During both the enumeration and the election, returning officers had the option of paying for certain expenses by corporate credit card. Use of the cards reduced the administrative burden on Elections Canada and facilitated purchases at the riding level. To further improve our management processes, we have upgraded our information technology systems, phone systems and office automation technology.
In preparation for the enumeration, forms and manuals were revised, and the ECAPLE (Elections Canada Automated Production of Lists of Electors) system was upgraded and adjusted to include 301 electoral districts. Returning officers received assistance in dealing with technical and procedural problems through the Elections Canada Support Network; they could reach three levels of advisors by phone, e-mail or fax.

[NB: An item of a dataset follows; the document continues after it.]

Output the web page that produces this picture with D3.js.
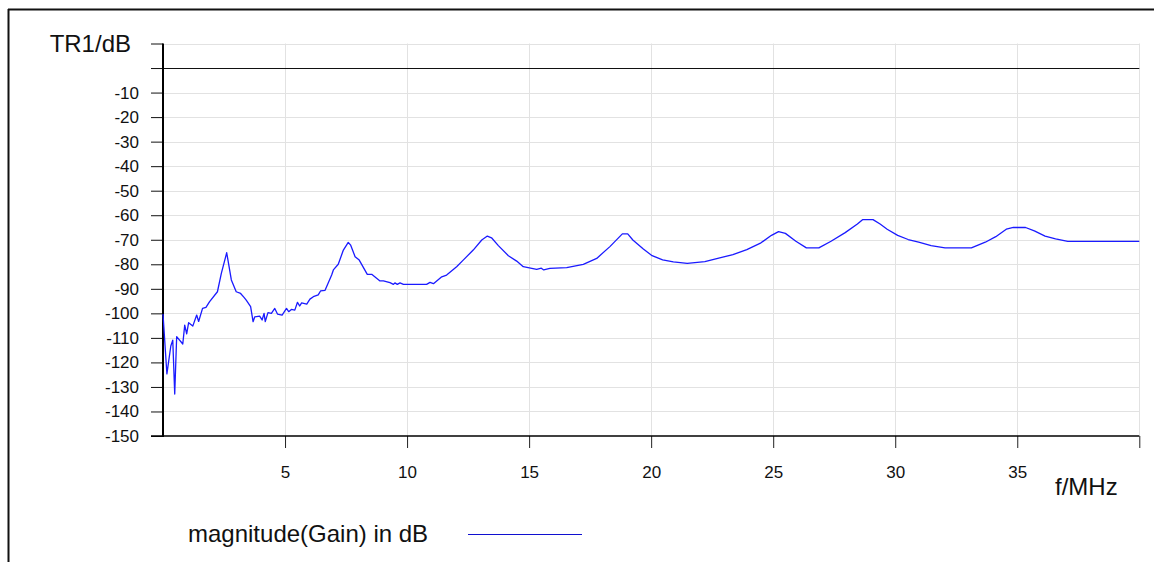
<!DOCTYPE html>
<html>
<head>
<meta charset="utf-8">
<script src="https://cdn.jsdelivr.net/npm/d3@7"></script>
<style>
  html, body { margin: 0; padding: 0; background: #fff; }
  svg { display: block; font-family: Arial, "Liberation Sans", sans-serif; }
</style>
</head>
<body>
<svg id="chart" width="1154" height="562"></svg>
<script>
// ---- data ----
const freqMHz = [0.00,0.16,0.32,0.40,0.48,0.56,0.81,0.89,0.97,1.05,1.22,1.38,1.46,1.62,1.76,1.91,2.23,2.39,2.61,2.80,
  3.00,3.18,3.32,3.41,3.59,3.69,3.76,3.96,4.06,4.14,4.19,4.30,4.44,4.58,4.69,4.88,5.06,5.15,5.26,5.40,
  5.51,5.60,5.68,5.89,6.02,6.16,6.36,6.46,6.64,6.91,6.98,7.18,7.39,7.59,7.69,7.87,8.04,8.37,8.55,8.89,
  9.03,9.30,9.44,9.50,9.60,9.71,9.85,10.80,10.94,11.08,11.42,11.62,12.03,12.30,12.71,13.06,13.29,13.46,13.74,14.15,
  14.49,14.76,15.31,15.50,15.60,15.85,16.54,17.22,17.77,18.31,18.82,19.04,19.25,19.68,20.04,20.47,20.91,21.48,22.20,22.77,
  23.35,23.92,24.50,24.93,25.22,25.50,25.93,26.36,26.87,27.37,27.95,28.45,28.66,29.09,29.38,29.67,30.10,30.53,30.96,31.47,
  32.04,33.12,33.69,34.12,34.55,34.84,35.34,35.70,36.14,36.57,37.07,40.00];
const gainDb = [-100.3,-124.7,-113.3,-110.9,-132.9,-109.5,-112.5,-104.8,-108.4,-103.8,-105.2,-100.7,-103.3,-98.0,-97.6,-95.2,-91.2,-83.7,-75.3,-86.4,
  -91.2,-91.9,-93.5,-94.6,-97.3,-103.4,-101.4,-101.1,-102.7,-100.0,-103.4,-99.7,-100.0,-98.0,-100.3,-100.7,-98.0,-99.3,-98.4,-98.7,
  -95.5,-97.0,-95.7,-96.2,-94.2,-93.2,-92.5,-90.8,-90.6,-84.4,-82.3,-80.0,-74.2,-71.1,-72.2,-76.9,-78.3,-84.1,-84.1,-86.8,
  -86.8,-87.5,-88.2,-87.6,-88.2,-87.6,-88.2,-88.2,-87.4,-87.9,-85.1,-84.4,-81.0,-78.3,-74.2,-70.1,-68.5,-69.2,-72.4,-76.5,
  -78.7,-81.0,-82.1,-81.6,-82.3,-81.7,-81.4,-80.0,-77.6,-72.8,-67.6,-67.6,-70.1,-73.75,-76.5,-78.2,-79.0,-79.6,-78.9,-77.5,
  -76.1,-74.0,-71.25,-68.2,-66.7,-67.4,-70.6,-73.3,-73.3,-70.6,-67.1,-63.6,-61.8,-61.8,-63.6,-65.7,-68.2,-69.9,-71.0,-72.4,
  -73.3,-73.3,-71.0,-68.75,-65.7,-65.0,-65.0,-66.4,-68.5,-69.6,-70.7,-70.7];
const yTicks = [-150,-140,-130,-120,-110,-100,-90,-80,-70,-60,-50,-40,-30,-20,-10,0,10];
const yTickLabels = ["-150","-140","-130","-120","-110","-100","-90","-80","-70","-60","-50","-40","-30","-20","-10","",""];
const xTicks = [5,10,15,20,25,30,35,40];
const xTickLabels = ["5","10","15","20","25","30","35",""];
const yAxisTitle = "TR1/dB";
const xAxisTitle = "f/MHz";
const seriesName = "magnitude(Gain) in dB";

// ---- layout ----
const svg = d3.select("#chart");
const L = 163, R = 1139.3, T = 43.5, B = 436;
const x = d3.scaleLinear().domain([0, 40]).range([L, R]);
const y = d3.scaleLinear().domain([-150, 10]).range([B, T]);

// outer frame (top + left)
svg.append("line").attr("x1", 8).attr("x2", 1154).attr("y1", 9.5).attr("y2", 9.5)
  .attr("stroke", "#111").attr("stroke-width", 2);
svg.append("line").attr("x1", 8.5).attr("x2", 8.5).attr("y1", 9).attr("y2", 562)
  .attr("stroke", "#111").attr("stroke-width", 2);

// grid
const grid = svg.append("g");
grid.selectAll("line.h").data(yTicks.filter(d => d !== -150)).join("line")
  .attr("x1", L).attr("x2", R)
  .attr("y1", d => Math.round(y(d)) + 0.5).attr("y2", d => Math.round(y(d)) + 0.5)
  .attr("stroke", "#e2e2e2").attr("stroke-width", 1);
grid.selectAll("line.v").data(xTicks).join("line")
  .attr("y1", T).attr("y2", B)
  .attr("x1", d => Math.round(x(d)) + 0.5).attr("x2", d => Math.round(x(d)) + 0.5)
  .attr("stroke", "#e2e2e2").attr("stroke-width", 1);

// zero line
svg.append("line").attr("x1", L).attr("x2", R)
  .attr("y1", Math.round(y(0)) + 0.5).attr("y2", Math.round(y(0)) + 0.5)
  .attr("stroke", "#111").attr("stroke-width", 1);

// y axis
const yAxis = d3.axisLeft(y).tickValues(yTicks).tickSize(12).tickPadding(12)
  .tickFormat((d, i) => yTickLabels[i]);
const gy = svg.append("g").attr("transform", `translate(${L},0)`).call(yAxis);
gy.select(".domain").remove();
gy.selectAll(".tick line").attr("stroke", "#111");
gy.selectAll(".tick text").attr("font-size", 17).attr("fill", "#111")
  .attr("font-family", "Arial, 'Liberation Sans', sans-serif");
svg.append("line").attr("x1", L).attr("x2", L).attr("y1", T).attr("y2", B + 1)
  .attr("stroke", "#000").attr("stroke-width", 2);

// x axis
const xAxis = d3.axisBottom(x).tickValues(xTicks).tickSize(12).tickPadding(18)
  .tickFormat((d, i) => xTickLabels[i]);
const gx = svg.append("g").attr("transform", `translate(0,${B})`).call(xAxis);
gx.select(".domain").remove();
gx.selectAll(".tick line").attr("stroke", "#222");
gx.selectAll(".tick text").attr("font-size", 17).attr("fill", "#111")
  .attr("font-family", "Arial, 'Liberation Sans', sans-serif");
svg.append("line").attr("x1", L - 12).attr("x2", R).attr("y1", B).attr("y2", B)
  .attr("stroke", "#000").attr("stroke-width", 1.5);

// titles
svg.append("text").attr("x", 131).attr("y", 52).attr("text-anchor", "end")
  .attr("font-size", 24).attr("fill", "#111").text(yAxisTitle);
svg.append("text").attr("x", 1055).attr("y", 495)
  .attr("font-size", 24).attr("fill", "#111").text(xAxisTitle);

// series
const pts = freqMHz.map((f, i) => [f, gainDb[i]]);
const line = d3.line().x(d => x(d[0])).y(d => y(d[1]));
svg.append("path").datum(pts).attr("d", line)
  .attr("fill", "none").attr("stroke", "#1a1aff").attr("stroke-width", 1.3)
  .attr("stroke-linejoin", "round");

// legend
svg.append("text").attr("x", 188).attr("y", 542)
  .attr("font-size", 24).attr("fill", "#111").text(seriesName);
svg.append("line").attr("x1", 468).attr("x2", 582).attr("y1", 534.5).attr("y2", 534.5)
  .attr("stroke", "#1010d0").attr("stroke-width", 1.2);
</script>
</body>
</html>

A total of 16 576 350 electors were enumerated between April 10 and April 16, 1997, in eight provinces and two territories. To this number were added 1 857 273 electors from the lists established for the recent provincial elections in Alberta and Prince Edward Island, which had been purchased by Elections Canada. An additional 234 016 electors were added to the data base subsequently when they returned mail-in registration forms. The preliminary lists of electors for the 36th general election consisted of 18 753 094 names, including 13 322 incarcerated electors, 10 648 Canadians residing outside Canada, and 61 485 Canadian Forces electors.

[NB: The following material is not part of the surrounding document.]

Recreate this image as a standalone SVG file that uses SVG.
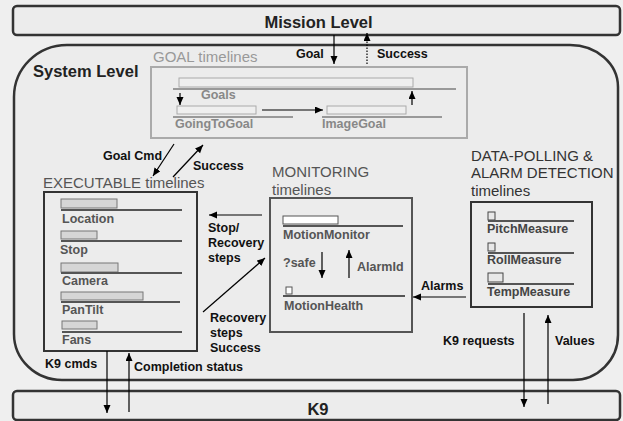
<svg xmlns="http://www.w3.org/2000/svg" width="623" height="421" viewBox="0 0 623 421">
<defs>
<marker id="ah" markerUnits="userSpaceOnUse" markerWidth="9" markerHeight="8" refX="8" refY="3.5" orient="auto">
<path d="M0,0 L8,3.5 L0,7 z" fill="#000"/>
</marker>
</defs>
<style>
.lvl{fill:#ececec;stroke:#333;stroke-width:2.5}
.box{fill:none;stroke:#333;stroke-width:2}
.gbox{fill:none;stroke:#aaa;stroke-width:2}
.bar{fill:#d6d6d6;stroke:#777;stroke-width:1}
.wbar{fill:#fff;stroke:#555;stroke-width:1}
.gbar{fill:#efefef;stroke:#aaa;stroke-width:1}
.sq{fill:#e8e8e8;stroke:#444;stroke-width:1}
.ln{stroke:#555;stroke-width:2}
.gln{stroke:#999;stroke-width:2}
.arr{stroke:#000;stroke-width:1.2;fill:none;marker-end:url(#ah)}
text{font-family:"Liberation Sans",Arial,sans-serif}
.big{font-size:16.5px;font-weight:bold;fill:#222}
.lab{font-size:12.5px;font-weight:bold;fill:#111}
.ttl{font-size:15px;fill:#555}
.tl{font-size:12.5px;font-weight:bold;fill:#555}
.gtl{font-size:12.5px;font-weight:bold;fill:#888}
</style>
<rect width="623" height="421" fill="#efefef"/>

<g id="mission">
<rect class="lvl" x="13" y="6" width="607" height="29" rx="4"/>
<text class="big" x="318.5" y="28" text-anchor="middle">Mission Level</text>
</g>

<g id="system">
<path class="lvl" d="M67,45 H570 A48 42 0 0 1 618,87 V335 A45 45 0 0 1 573,380 H62 A48 46 0 0 1 14,334 V97 A53 52 0 0 1 67,45 Z"/>
<text class="big" x="33" y="77">System Level</text>
</g>

<g id="k9">
<rect class="lvl" x="13" y="391" width="607" height="29" rx="4"/>
<text class="big" x="318" y="415" text-anchor="middle">K9</text>
</g>

<g id="goal-timelines">
<text class="ttl" x="153" y="62" style="fill:#999">GOAL timelines</text>
<rect class="gbox" x="151" y="67" width="316" height="71"/>
<rect class="gbar" x="179" y="78" width="234" height="9"/>
<line class="gln" x1="173" y1="89" x2="456" y2="89"/>
<text class="gtl" x="201" y="99">Goals</text>
<rect class="gbar" x="177" y="106" width="79" height="8"/>
<line class="gln" x1="173" y1="117" x2="293" y2="117"/>
<text class="gtl" x="175" y="128">GoingToGoal</text>
<rect class="gbar" x="327" y="106" width="79" height="8"/>
<line class="gln" x1="322" y1="117" x2="442" y2="117"/>
<text class="gtl" x="322" y="128">ImageGoal</text>
</g>

<g id="executable-timelines">
<text class="ttl" x="43" y="188">EXECUTABLE timelines</text>
<rect class="box" x="44" y="192" width="153" height="159"/>
<rect class="bar" x="61" y="199" width="56" height="9"/>
<line class="ln" x1="61" y1="210" x2="182" y2="210"/>
<text class="tl" x="62" y="223">Location</text>
<rect class="bar" x="61" y="231" width="36" height="8"/>
<line class="ln" x1="61" y1="241" x2="182" y2="241"/>
<text class="tl" x="60" y="254">Stop</text>
<rect class="bar" x="61" y="263" width="57" height="9"/>
<line class="ln" x1="61" y1="273" x2="182" y2="273"/>
<text class="tl" x="62" y="285">Camera</text>
<rect class="bar" x="61" y="292" width="82" height="8"/>
<line class="ln" x1="61" y1="302" x2="180" y2="302"/>
<text class="tl" x="62" y="314">PanTilt</text>
<rect class="bar" x="62" y="321" width="35" height="8"/>
<line class="ln" x1="62" y1="332" x2="182" y2="332"/>
<text class="tl" x="62" y="344">Fans</text>
</g>

<g id="monitoring-timelines">
<text class="ttl" x="272" y="177">MONITORING</text>
<text class="ttl" x="272" y="195">timelines</text>
<rect class="box" x="270" y="198" width="142" height="134" style="stroke:#555"/>
<rect class="wbar" x="283" y="216" width="55" height="8"/>
<line class="ln" x1="283" y1="226" x2="403" y2="226"/>
<text class="tl" x="283" y="239">MotionMonitor</text>
<text class="tl" x="283" y="267">?safe</text>
<text class="tl" x="357" y="271">AlarmId</text>
<rect class="wbar" x="286" y="287" width="6" height="7"/>
<line class="ln" x1="283" y1="296" x2="405" y2="296"/>
<text class="tl" x="284" y="310">MotionHealth</text>
</g>

<g id="data-polling-timelines">
<text class="ttl" x="471" y="161" style="fill:#333">DATA-POLLING &amp;</text>
<text class="ttl" x="471" y="178" style="fill:#333">ALARM DETECTION</text>
<text class="ttl" x="471" y="196" style="fill:#333">timelines</text>
<rect class="box" x="471" y="202" width="121" height="105"/>
<rect class="sq" x="488" y="212" width="7" height="8"/>
<line class="ln" x1="488" y1="221" x2="574" y2="221"/>
<text class="tl" x="487" y="233" style="fill:#444">PitchMeasure</text>
<rect class="sq" x="488" y="243" width="7" height="8"/>
<line class="ln" x1="488" y1="253" x2="574" y2="253"/>
<text class="tl" x="487" y="264" style="fill:#444">RollMeasure</text>
<rect class="sq" x="488" y="273" width="15" height="9"/>
<line class="ln" x1="488" y1="284" x2="574" y2="284"/>
<text class="tl" x="487" y="296" style="fill:#444">TempMeasure</text>
</g>

<g id="connectors">
<line class="arr" x1="334" y1="35" x2="334" y2="64"/>
<text class="lab" x="296" y="58">Goal</text>
<line class="arr" x1="367" y1="64" x2="367" y2="33" style="stroke-dasharray:1.5 1.5"/>
<text class="lab" x="377" y="58">Success</text>
<line class="arr" x1="180" y1="93" x2="180" y2="105"/>
<line class="arr" x1="412" y1="105" x2="412" y2="91"/>
<line class="arr" x1="262" y1="110" x2="323" y2="110"/>
<line class="arr" x1="174" y1="144" x2="153" y2="176"/>
<text class="lab" x="103" y="160">Goal Cmd</text>
<line class="arr" x1="173" y1="177" x2="203" y2="145"/>
<text class="lab" x="193" y="170">Success</text>
<line class="arr" x1="262" y1="215" x2="209" y2="215"/>
<text class="lab" x="208" y="232">Stop/</text>
<text class="lab" x="208" y="247">Recovery</text>
<text class="lab" x="208" y="262">steps</text>
<line class="arr" x1="203" y1="312" x2="265" y2="258"/>
<text class="lab" x="210" y="322">Recovery</text>
<text class="lab" x="210" y="337">steps</text>
<text class="lab" x="210" y="352">Success</text>
<line class="arr" x1="322" y1="252" x2="322" y2="278"/>
<line class="arr" x1="349" y1="278" x2="349" y2="250"/>
<line class="arr" x1="466" y1="297" x2="413" y2="297"/>
<text class="lab" x="421" y="290">Alarms</text>
<line class="arr" x1="107" y1="351" x2="107" y2="413"/>
<text class="lab" x="45" y="368">K9 cmds</text>
<line class="arr" x1="129" y1="412" x2="129" y2="353"/>
<text class="lab" x="134" y="371">Completion status</text>
<line class="arr" x1="524" y1="313" x2="524" y2="407"/>
<text class="lab" x="443" y="345">K9 requests</text>
<line class="arr" x1="548" y1="404" x2="548" y2="315"/>
<text class="lab" x="555" y="345">Values</text>
</g>
</svg>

|The design of this poster, first produced for the March 1996 by-elections, has become the keynote of Elections Canada's voter information program for young people.|
The writs for the 36th general election were issued April 27, 1997 and the last writ was returned to the Chief Electoral Officer June 23, 1997. Early in the election period, the Chief Electoral officer was called upon to decide whether to invoke section 13 of the Canada Elections Act to postpone the vote in areas of Manitoba affected by the flooding of the Red River Valley. After a personal visit to the area and discussions with elected representatives, government officials, members of the Canadian Forces helping with flood control efforts, returning officers and potential candidates, the Chief Electoral Officer ruled that Manitobans would be able to vote along with other Canadians on June 2. Special provisions were made as necessary under subsection 9(1) of the Act to accommodate flood circumstances. During the election, court rulings upheld the right of all inmates to vote, regardless of the length of their sentences, and continued the ban on publication of opinion poll results during the three days preceding election day.

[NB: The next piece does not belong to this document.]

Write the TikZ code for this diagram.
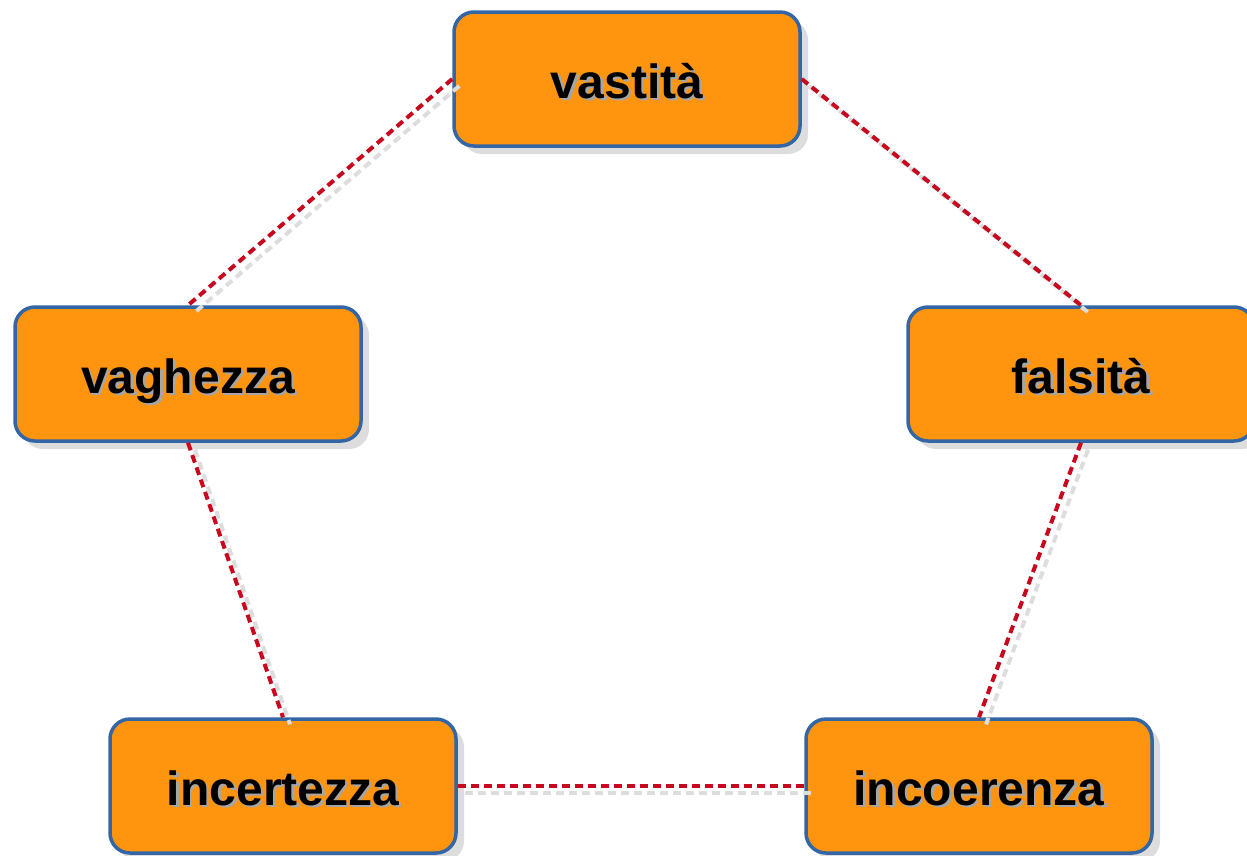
\documentclass[tikz,border=0pt]{standalone}
\usepackage{fontspec}
\setmainfont{Liberation Sans}
\usepackage{tikz}
\usetikzlibrary{shadows}
\definecolor{boxorange}{RGB}{255,149,14}
\definecolor{boxblue}{RGB}{52,101,164}
\definecolor{linkred}{RGB}{200,8,30}
\definecolor{shadegray}{RGB}{221,221,221}
\newcommand{\shtext}[1]{\makebox[0pt][l]{\hspace{2.5pt}\raisebox{-2.5pt}{\color{black!35}#1}}#1}

\begin{document}
\begin{tikzpicture}[x=1pt, y=-1pt,
        tbox/.style={draw=boxblue, fill=boxorange, line width=3.5pt, rounded corners=20pt,
                     minimum width=346pt, minimum height=134pt, inner sep=0pt,
                     text height=38pt, text depth=0pt,
                     font=\bfseries\fontsize{48}{52}\selectfont,
                     drop shadow={shadow xshift=8pt, shadow yshift=-8pt, fill=shadegray, opacity=1}},
        link/.style={draw=linkred, line width=4pt, dash pattern=on 8pt off 5pt},
        linkshade/.style={draw=shadegray, line width=4pt, dash pattern=on 8pt off 5pt}
    ]
    \useasboundingbox (0,0) rectangle (1247,855);
    \node[tbox] (vast) at (627,79) {\shtext{vastità}};
    \node[tbox] (vag) at (188,374) {\shtext{vaghezza}};
    \node[tbox] (fals) at (1081,374) {\shtext{falsità}};
    \node[tbox] (incert) at (283,786) {\shtext{incertezza}};
    \node[tbox] (incoer) at (979,786) {\shtext{incoerenza}};
    \foreach \a/\b in {vast.west/vag.north, vast.east/fals.north, vag.south/incert.north,
                       fals.south/incoer.north, incert.east/incoer.west} {
        \draw[linkshade] ([xshift=7pt,yshift=-7pt]\a) -- ([xshift=7pt,yshift=-7pt]\b);
        \draw[link] (\a) -- (\b);
    }
\end{tikzpicture}
\end{document}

Information campaigns addressed the needs of the general public, Aboriginal electors, ethnocultural groups, young voters, and electors with special needs. Elections Canada briefed candidates and their official agents on their responsibilities in recording and reporting their contributions and expenses, and the Support Network was available to answer their questions, as well as those of returning officers. The Elections Canada Web site contributed to informing the public at every stage of the election calendar.
A total of 1,672 candidates ran for office, and 10 political parties received or retained registered status. Preliminary statistics show that 13,171,628 Canadians cast ballots in this election. Of those, 702,977 voted at the advance polls and 138,618 by special ballot, including 20,666 members of the Canadian Forces, and 9,161 incarcerated electors.